# Capacitor in Series and Capacitor in Parallel

In this post, I had explained about the Capacitor in Series and Capacitor in Parallel combination. If you want to know about what Capacitor is and its types, check this post.

Also, read: Resistors in Series & Resistors in Parallel

## Capacitors in Series:

Let Capacitance C1, C2 and C3 be the three capacitors connected in series. Let ‘V’ be the potential difference applied across the series. Let ‘q’ be the charge carried by each capacitor which is connected in series. Let V1, V2, and V3 be the potential difference across the capacitors C1, C2, and C3.
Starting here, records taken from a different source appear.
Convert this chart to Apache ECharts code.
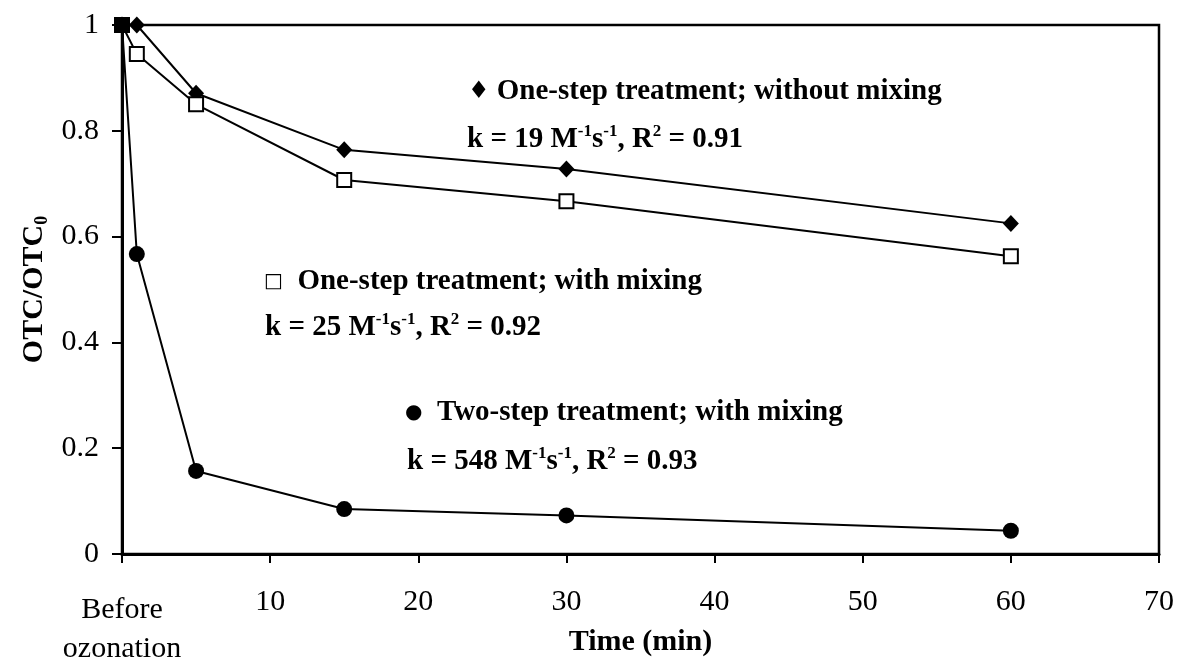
<!DOCTYPE html>
<html>
<head>
<meta charset="utf-8">
<script src="https://cdn.jsdelivr.net/npm/echarts@6/dist/echarts.min.js"></script>
<style>
  html, body { margin: 0; padding: 0; background: #ffffff; }
  #chart { width: 1177px; height: 659px; }
</style>
</head>
<body>
<div id="chart"></div>
<script>
// Ozonation time (min); 0 is the sample taken before ozonation
const timeMin = [0, 1, 5, 15, 30, 60];
// Normalised OTC concentration OTC/OTC0 for each treatment
const oneStepNoMix = [1, 1, 0.871, 0.764, 0.728, 0.625];
const oneStepMix = [1, 0.945, 0.850, 0.707, 0.667, 0.563];
const twoStepMix = [1, 0.567, 0.157, 0.085, 0.073, 0.044];

// Axis ranges and tick spacing
const xMin = 0, xMax = 70, xStep = 10;
const yMin = 0, yMax = 1, yStep = 0.2;
const zeroTimeLabel = ['Before', 'ozonation'];

// Annotation texts (rate constant fits)
const seriesNames = [
  'One-step treatment; without mixing',
  'One-step treatment; with mixing',
  'Two-step treatment; with mixing'
];
const rateK = ['19', '25', '548'];
const rateR2 = ['0.91', '0.92', '0.93'];

const SERIF = "'Liberation Serif', 'Times New Roman', serif";

function pairs(ys) {
  return timeMin.map((t, i) => [t, ys[i]]);
}

const lineStyle = { color: '#000', width: 2 };

const boldRich = {
  b: { fontFamily: SERIF, fontWeight: 'bold', fontSize: 29, lineHeight: 34, color: '#000' },
  sup: { fontFamily: SERIF, fontWeight: 'bold', fontSize: 17, lineHeight: 8, color: '#000', verticalAlign: 'top' },
  dia: { fontFamily: "'DejaVu Sans', sans-serif", fontSize: 24, lineHeight: 34, color: '#000' },
  box: { fontFamily: "'DejaVu Sans', sans-serif", fontSize: 20, lineHeight: 34, color: '#000' },
  dot: { fontFamily: "'DejaVu Sans', sans-serif", fontSize: 20, lineHeight: 34, color: '#000' }
};

function headerText(symStyle, sym, gap, name, x, y) {
  return {
    type: 'text', x: x, y: y,
    style: {
      text: '{' + symStyle + '|' + sym + '}{b|' + gap + name + '}',
      verticalAlign: 'middle', align: 'left',
      rich: boldRich
    },
    z: 10
  };
}

function rateText(i, x, y) {
  return {
    type: 'text', x: x, y: y,
    style: {
      text: '{b|k = ' + rateK[i] + ' M}{sup|-1}{b|s}{sup|-1}{b|, R}{sup|2}{b| = ' + rateR2[i] + '}',
      verticalAlign: 'middle', align: 'left',
      rich: boldRich
    },
    z: 10
  };
}

const chart = echarts.init(document.getElementById('chart'), null, { renderer: 'canvas' });

// The shared starting point is drawn as a solid square
const squareData = pairs(oneStepMix).map((p, i) => i === 0
  ? { value: p, itemStyle: { color: '#000' } }
  : p);

chart.setOption({
  backgroundColor: '#ffffff',
  animation: false,
  grid: {
    left: 122, right: 18, top: 25, bottom: 105,
    outerBoundsMode: 'none', containLabel: false,
    show: true, borderColor: '#000', borderWidth: 2.5, backgroundColor: 'transparent'
  },
  xAxis: {
    type: 'value', min: xMin, max: xMax, interval: xStep,
    name: 'Time (min)', nameLocation: 'middle', nameGap: 73, nameMoveOverlap: false,
    nameTextStyle: { fontFamily: SERIF, fontWeight: 'bold', fontSize: 30, color: '#000' },
    axisLine: { show: true, onZero: false, lineStyle: { color: '#000', width: 3 } },
    axisTick: { show: true, inside: false, length: 9, lineStyle: { color: '#000', width: 2 } },
    splitLine: { show: false },
    axisLabel: {
      margin: 37,
      color: '#000',
      formatter: function (v) {
        if (v === 0) return '{w|' + zeroTimeLabel[0] + '}\n{w|' + zeroTimeLabel[1] + '}';
        return '{n|' + v + '}';
      },
      rich: {
        n: { fontFamily: SERIF, fontSize: 30, lineHeight: 23, color: '#000' },
        w: { fontFamily: SERIF, fontSize: 30, lineHeight: 39, color: '#000' }
      }
    }
  },
  yAxis: {
    type: 'value', min: yMin, max: yMax, interval: yStep,
    name: '{a|OTC/OTC}{s|0}', nameLocation: 'middle', nameGap: 71, nameRotate: 90, nameMoveOverlap: false,
    nameTextStyle: {
      rich: {
        a: { fontFamily: SERIF, fontWeight: 'bold', fontSize: 30, lineHeight: 34, color: '#000' },
        s: { fontFamily: SERIF, fontWeight: 'bold', fontSize: 18, lineHeight: 34, color: '#000', verticalAlign: 'bottom' }
      }
    },
    axisLine: { show: true, onZero: false, lineStyle: { color: '#000', width: 3 } },
    axisTick: { show: true, inside: false, length: 10, lineStyle: { color: '#000', width: 2 } },
    splitLine: { show: false },
    axisLabel: { margin: 23, fontFamily: SERIF, fontSize: 30, color: '#000' }
  },
  series: [
    {
      name: seriesNames[0], type: 'line', data: pairs(oneStepNoMix),
      symbol: 'diamond', symbolSize: [16, 17], showAllSymbol: true,
      lineStyle: lineStyle, itemStyle: { color: '#000', borderWidth: 0 }, z: 3
    },
    {
      name: seriesNames[1], type: 'line', data: squareData,
      symbol: 'rect', symbolSize: 14, showAllSymbol: true,
      lineStyle: lineStyle, itemStyle: { color: '#fff', borderColor: '#000', borderWidth: 2 }, z: 4
    },
    {
      name: seriesNames[2], type: 'line', data: pairs(twoStepMix),
      symbol: 'circle', symbolSize: 16, showAllSymbol: true,
      lineStyle: lineStyle, itemStyle: { color: '#000', borderWidth: 0 }, z: 2
    }
  ],
  graphic: [
    headerText('dia', '\u2666', ' ', seriesNames[0], 468, 92),
    rateText(0, 467, 140),
    headerText('box', '\u25A1', '  ', seriesNames[1], 264, 282),
    rateText(1, 265, 328),
    headerText('dot', '\u25CF', '  ', seriesNames[2], 405, 413),
    rateText(2, 407, 462)
  ]
});
</script>
</body>
</html>
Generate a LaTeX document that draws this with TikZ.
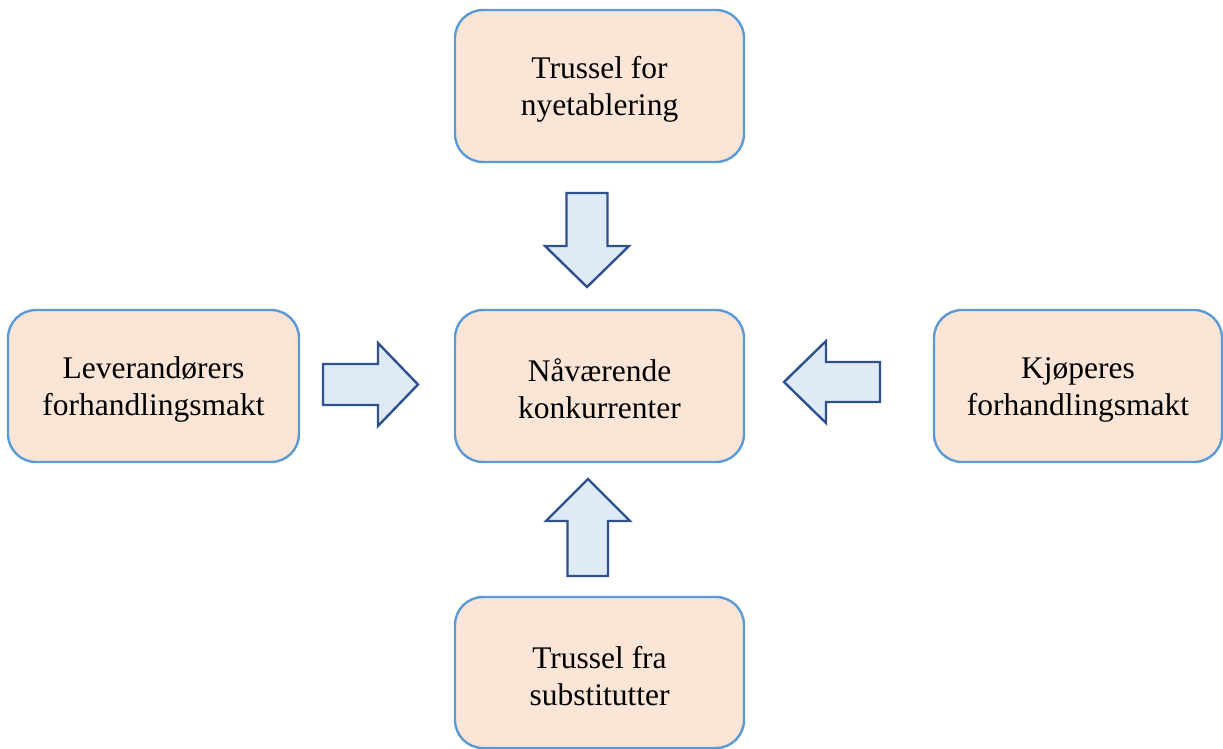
\documentclass[tikz,border=0pt]{standalone}
\usepackage{fontspec}
\setmainfont{Liberation Serif}
\definecolor{boxfill}{HTML}{FBE5D6}
\definecolor{boxline}{HTML}{5B9BD5}
\definecolor{arrfill}{HTML}{DEEBF7}
\definecolor{arrline}{HTML}{2F528F}
\tikzset{
  forcebox/.style={draw=boxline, fill=boxfill, line width=2.4pt, rounded corners=28pt,
    minimum width=289pt, minimum height=152pt, inner sep=0pt, align=center,
    font=\fontsize{31.5}{37}\selectfont, text=black},
  blockarrow/.style={draw=arrline, fill=arrfill, line width=2.4pt, line join=miter}
}
\newcommand{\dn}{\rule{0pt}{29pt}}
\begin{document}
\begin{tikzpicture}[x=1pt,y=-1pt]
\useasboundingbox (0,0) rectangle (1223,749);
\node[forcebox] (top) at (599.5,86) {\dn Trussel for\\nyetablering};
\node[forcebox] (mid) at (599.5,386) {\dn Nåværende\\konkurrenter};
\node[forcebox, minimum width=291pt] (left) at (153.5,386) {\dn Leverandørers\\forhandlingsmakt};
\node[forcebox, minimum width=288pt] (right) at (1078,386) {\dn Kjøperes\\forhandlingsmakt};
\node[forcebox, minimum height=151pt] (bottom) at (599.5,672.5) {\dn Trussel fra\\substitutter};
% top arrow (down)
\draw[blockarrow] (566.5,193) -- (607.5,193) -- (607.5,246) -- (629,246) -- (587,287) -- (545,246) -- (566.5,246) -- cycle;
% bottom arrow (up)
\draw[blockarrow] (567.5,576) -- (608,576) -- (608,521) -- (630,521) -- (588,479) -- (546,521) -- (567.5,521) -- cycle;
% left arrow (right)
\draw[blockarrow] (323,364) -- (378,364) -- (378,343) -- (418,384.5) -- (378,426) -- (378,405) -- (323,405) -- cycle;
% right arrow (left)
\draw[blockarrow] (880,362) -- (826,362) -- (826,341) -- (784,382) -- (826,423) -- (826,402) -- (880,402) -- cycle;
\end{tikzpicture}
\end{document}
The figure shows the series combination of capacitors. V = V1 + V2 + V3

The potential difference V = q/C

C can be written as Cs since the capacitors are connected in series.

q/Cs = q/C1 + q/C2 + q/C3

q/Cs = q [(1/C1) + (1/C2) + (1/C3)]

1/Cs = (1/C1) + (1/C2) + (1/C3)

(or)

1/Cs = (C2C3 + C1C3 + C1C2)/C1C2C3

(or)

Cs = C1C2C3/ (C2C3 + C1C3 + C1C2)

When ‘n’ number of capacitors are connected in series, the reciprocal of effective capacitance is obtained by the sum of reciprocals of individual capacitors.

Also, Read: Ohms law def | Example Problem also included

## Capacitors in Parallel:

Let three capacitors of capacitances C1, C2 and C3 are connected in parallel. Let ‘V’ be the potential difference of this parallel combination. The Potential difference across each capacitor is the same. The figure shows the parallel combination of the capacitors.

The charges on three capacitors are,

q1 = C1 V

q2 = C2 V

q3 = C3 V

The total charge ‘q’ is

q = q1 + q2 + q3

CV = C1 V + C2 V + C3 V

Since it is a parallel combination we can write C as Cp

Cp V = C1 V + C2 V + C3 V

Cp = C1 + C2 + C3

Also, Read: Calculate | Equivalent Resistance?

Kirchoff’s current law & Kirchoff’s voltage law

When ‘n’ number of capacitors are connected in parallel, the effective capacitance of the parallel combination is equal to the capacitance of sum of the individual Capacitors.